Intro

This blog gains its name from the book Steele's Answers published in 1912. It began as an effort to blog through that book, posting each of the Questions and Answers in the book in the order in which they appeared. I started this on Dec. 10, 2011. I completed blogging from that book on July 11, 2015. Along the way, I began to also post snippets from Dr. Steele's other writings — and from some other holiness writers of his times. Since then, I have begun adding material from his Bible commentaries. I also re-blog many of the old posts.

Friday, December 6, 2024

1 John 2:29 & Concluding Thoughts on Chapter 2


ii. 29-v. 12. GOD IS LOVE.

c. ii. 29-iii. 24.The Evidence of Sonship: Deeds of Righteousness before God.

  • The Children of God and the Children of the Devil (ii. 29-iii. 12).
  • Love and Hate: Life and Death (iii. 13-24).

 

29 If ye know that he is righteous, ye know that every one also that doeth righteousness is begotten of him


29. "He is righteous . . . begotten of Him." The difficulty is to determine the antecedent of the pronouns "he" and "him." The last person mentioned is Christ the Judge. But "to be born of Christ" is not a scriptural idea. It is evident that John so firmly believed that the Father reveals Himself in His co-equal Son that he made the transition from one Divine Person to the other almost unwittingly.

"Is begotten of Him." He who in his character is like God is in Hebrew phrase begotten of Him. The habitually righteous man is a true son of the righteous God. Other points of likeness are faith and love.

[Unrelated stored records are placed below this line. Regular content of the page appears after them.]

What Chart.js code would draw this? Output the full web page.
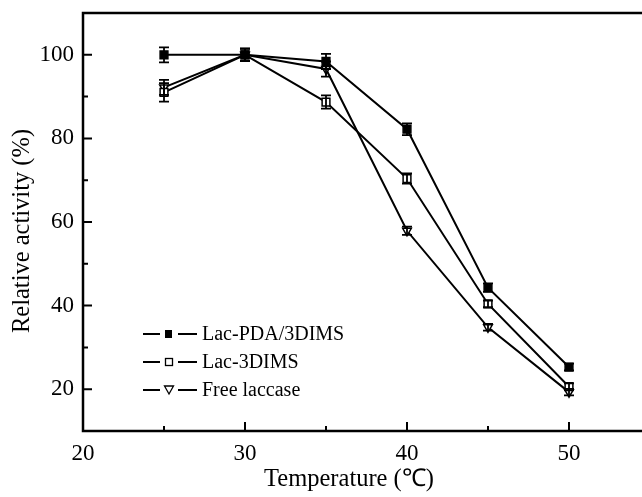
<!DOCTYPE html>
<html>
<head>
<meta charset="utf-8">
<script src="https://cdn.jsdelivr.net/npm/chart.js@4.4.1/dist/chart.umd.min.js"></script>
<style>
html,body{margin:0;padding:0;background:#fff;overflow:hidden}
#wrap{width:642px;height:497px;overflow:hidden}
</style>
</head>
<body>
<div id="wrap"><canvas id="c" width="660" height="497"></canvas></div>
<script>
// data
const temps=[25,30,35,40,45,50];
const pdaVals=[100,100,98.4,82.2,44.3,25.3];
const pdaErr=[1.8,1.5,1.8,1.4,1,0.8];
const dimsVals=[91,100,88.7,70.4,40.4,20.6];
const dimsErr=[2.2,1.5,1.6,1.2,0.8,0.8];
const freeVals=[92.2,100,96.6,57.9,34.8,19.3];
const freeErr=[1.8,1.5,1.8,1,0.8,0.8];
const seriesNames=["Lac-PDA/3DIMS","Lac-3DIMS","Free laccase"];
const xTicks=[20,30,40,50];
const xMinor=[25,35,45];
const yTicks=[20,40,60,80,100];
const yMinor=[30,50,70,90];
const xTitle="Temperature (\u2103)";
const yTitle="Relative activity (%)";

const FONT="'Liberation Serif','Times New Roman',serif";

function mk(label,vals,err,style,fill,rot){
    return {
        label:label,
        data:temps.map((t,i)=>({x:t,y:vals[i]})),
        err:err,
        borderColor:"#000",borderWidth:2,
        pointStyle:style,pointRadius:style==="rect"?5.5:5,pointRotation:rot||0,
        pointBackgroundColor:fill,pointBorderColor:"#000",pointBorderWidth:1.5,
        tension:0
    };
}

function noPad(s){ s.paddingTop=0; s.paddingBottom=0; s.paddingLeft=0; s.paddingRight=0; }

// error bars, frame with inward ticks, legend, axis titles
const extras={
    id:"extras",
    afterDatasetsDraw(chart){
        const ctx=chart.ctx, xs=chart.scales.x, ys=chart.scales.y;
        ctx.save(); ctx.strokeStyle="#000"; ctx.lineWidth=1.8;
        chart.data.datasets.forEach(ds=>{
            ds.data.forEach((p,i)=>{
                const px=xs.getPixelForValue(p.x);
                const t=ys.getPixelForValue(p.y+ds.err[i]), b=ys.getPixelForValue(p.y-ds.err[i]);
                ctx.beginPath();
                ctx.moveTo(px,t); ctx.lineTo(px,b);
                ctx.moveTo(px-5,t); ctx.lineTo(px+5,t);
                ctx.moveTo(px-5,b); ctx.lineTo(px+5,b);
                ctx.stroke();
            });
        });
        ctx.restore();
    },
    afterDraw(chart){
        const ctx=chart.ctx, a=chart.chartArea, xs=chart.scales.x, ys=chart.scales.y;
        ctx.save(); ctx.strokeStyle="#000";
        ctx.lineWidth=2.5;
        ctx.strokeRect(a.left,a.top,a.right-a.left,a.bottom-a.top);
        ctx.lineWidth=2;
        ctx.beginPath();
        xTicks.forEach(v=>{const p=xs.getPixelForValue(v); ctx.moveTo(p,a.bottom); ctx.lineTo(p,a.bottom-9);});
        xMinor.forEach(v=>{const p=xs.getPixelForValue(v); ctx.moveTo(p,a.bottom); ctx.lineTo(p,a.bottom-5);});
        yTicks.forEach(v=>{const p=ys.getPixelForValue(v); ctx.moveTo(a.left,p); ctx.lineTo(a.left+9,p);});
        yMinor.forEach(v=>{const p=ys.getPixelForValue(v); ctx.moveTo(a.left,p); ctx.lineTo(a.left+5,p);});
        ctx.stroke();

        // legend
        const lx=a.left+60, ly=a.top+321;
        ctx.font="20px "+FONT; ctx.fillStyle="#000"; ctx.textBaseline="middle";
        chart.data.datasets.forEach((ds,i)=>{
            const y=ly+i*28;
            ctx.lineWidth=2;
            ctx.beginPath(); ctx.moveTo(lx,y); ctx.lineTo(lx+17,y); ctx.moveTo(lx+35,y); ctx.lineTo(lx+54,y); ctx.stroke();
            ctx.lineWidth=1.3;
            if(i===0){ ctx.fillRect(lx+22,y-4,7,8); }
            else if(i===1){ ctx.strokeRect(lx+22.5,y-3.5,7,7); }
            else { ctx.beginPath(); ctx.moveTo(lx+21.5,y-4); ctx.lineTo(lx+30.5,y-4); ctx.lineTo(lx+26,y+4); ctx.closePath(); ctx.stroke(); }
            ctx.fillText(ds.label,lx+59,y+1);
        });

        // axis titles, placed where the original has them
        ctx.font="24.5px "+FONT; ctx.textAlign="center";
        ctx.fillText(xTitle,349,480);
        ctx.translate(23,231); ctx.rotate(-Math.PI/2);
        ctx.fillText(yTitle,0,0);
        ctx.restore();
    }
};

new Chart(document.getElementById("c"),{
    type:"line",
    data:{datasets:[
        mk(seriesNames[0],pdaVals,pdaErr,"rect","#000"),
        mk(seriesNames[1],dimsVals,dimsErr,"rect","#fff"),
        mk(seriesNames[2],freeVals,freeErr,"triangle","#fff",180)
    ]},
    options:{
        responsive:false,animation:false,
        layout:{padding:{top:13,right:10,left:0,bottom:0}},
        plugins:{legend:{display:false},tooltip:{enabled:false}},
        scales:{
            x:{
                type:"linear",min:20,max:55,
                grid:{display:false,drawTicks:false},border:{display:false},
                afterBuildTicks(s){ s.ticks=xTicks.map(v=>({value:v})); },
                afterFit(s){ s.height=66; noPad(s); },
                ticks:{padding:9,color:"#000",font:{family:FONT,size:23},maxRotation:0}
            },
            y:{
                min:10,max:110,
                grid:{display:false,drawTicks:false},border:{display:false},
                afterBuildTicks(s){ s.ticks=yTicks.map(v=>({value:v})); },
                afterFit(s){ s.width=83; noPad(s); },
                ticks:{padding:9,color:"#000",font:{family:FONT,size:23}}
            }
        }
    },
    plugins:[extras]
});
</script>
</body>
</html>
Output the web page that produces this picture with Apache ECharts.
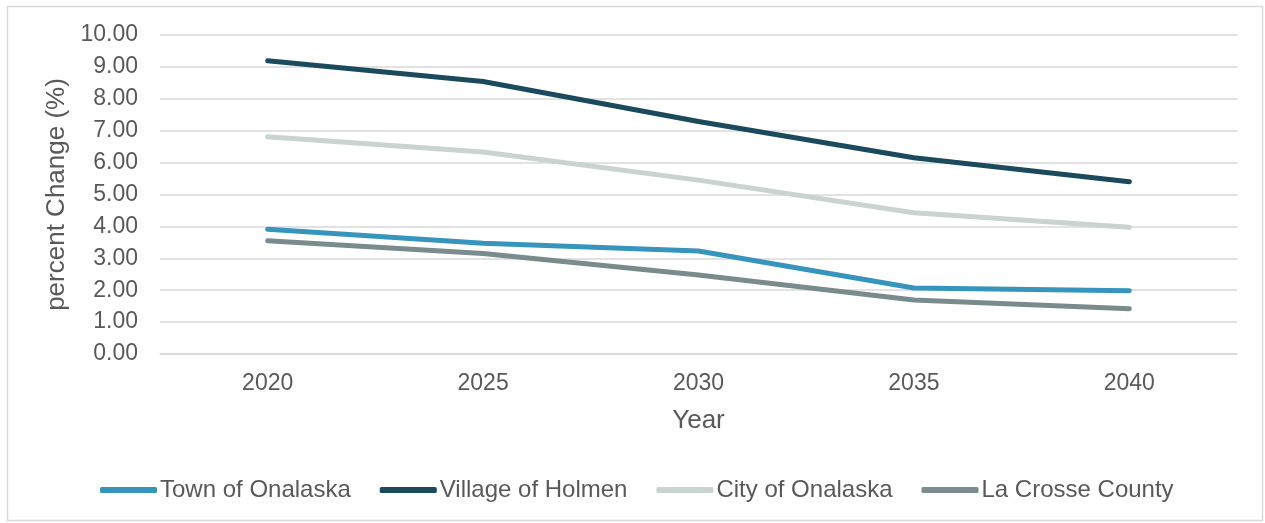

CONCLUDING NOTE TO CHAPTER II

The connection of thought in the first verse, expressed by "these things," reflects light upon the treatment of sin in Chapter I. Some earnestly contend that verses 8 and 10 teach the absolute presence of sin in every believer's heart after forgiveness has been bestowed and the new birth and purification by the Holy Spirit procured by the blood of Christ have been experienced. In other words, after grace has done its utmost the Christian has sin which he should confess. Now the natural effect of the doctrine that sin is inevitable is to give up the struggle against it and to yield ourselves unresistingly to its lusts. In fact, one exegete tells us, in view of the inevitableness of sin, that John was constrained to put in this caveat: These things I do not write that ye may sin. But he did not write thus, but in view of the turpitude of sin rendering the sinner false hearted and accusing God of lying, and considering the effectual provisions of grace in the atonement to transform and entirely sanctify the believer, so that sin is now in every case avoidable, "I write unto you that ye do not sin even once" (aorist tense denoting a single act). No bulwark against sin can be made out of the statement that the holiest saints on earth are sinners. But a positive restraint from sin exists in forgiveness, regeneration and entire sanctification by the Holy Spirit initiating us into a state of perfected holiness.

"If we say." "This 'if we' continues in almost every verse until ii. 3, after which it is changed into its equivalent 'he that,' which continues down to ii. 11; after that neither form is used." (Cambridge Bible for Schools.) Mark this, that "if we" is the exact equivalent of "he that." Substitute the latter for the former and the fallacy of the assertion that John includes himself where he says, "If we say we have no sin," immediately appears. Ebrard suggests "that 'if we say' is quite analogous to the 'though a man say,"' in James ii. 14. On that account we must not lay too much stress on the first person plural; it serves only to express the general "one," and only so far represents the universal application of the saying announced in verses 6, 7 (he might have said verses 8, 9 and 10 also); not as if St. John had meant to say, "even if I, the apostle, were to say this, and nevertheless walk in darkness, I should be a liar." Ebrard then argues extendedly that there is a radical difference between "having sin" and walking in darkness: "For the latter is assumed to be entirely excluded from the condition of a Christian, while the former must be acknowledged as present in every Christian" (the first person plural). Such contradiction and sophistication mar a great scholar and exegete who admits that "the Gnosticism of a Cerinthus, that enemy of the truth who was living in the same city with John himself, was confronting the apostle with the root of all the heresies — docetic, pantheistic Gnosticism," which denied the existence of sin in the human spirit, insisting that it pollutes the body only, and hence that the unregenerated Gnostics had no need of the blood of Christ in atonement because they had before their professed conversion to Christ no sins to be expiated. If we admit with Episcopius, Grotius, Whedon and others that the phrase "to have no sin" denies the guilt of sins before conversion, we relieve the Epistle from the most glaring inconsistency and manifest contradiction, in asserting that a soul can be forgiven its sins and cleansed from all unrighteousness, and at the same time have sin entailing guilt such as is implied by John's idiomatic phrase, "to have sin."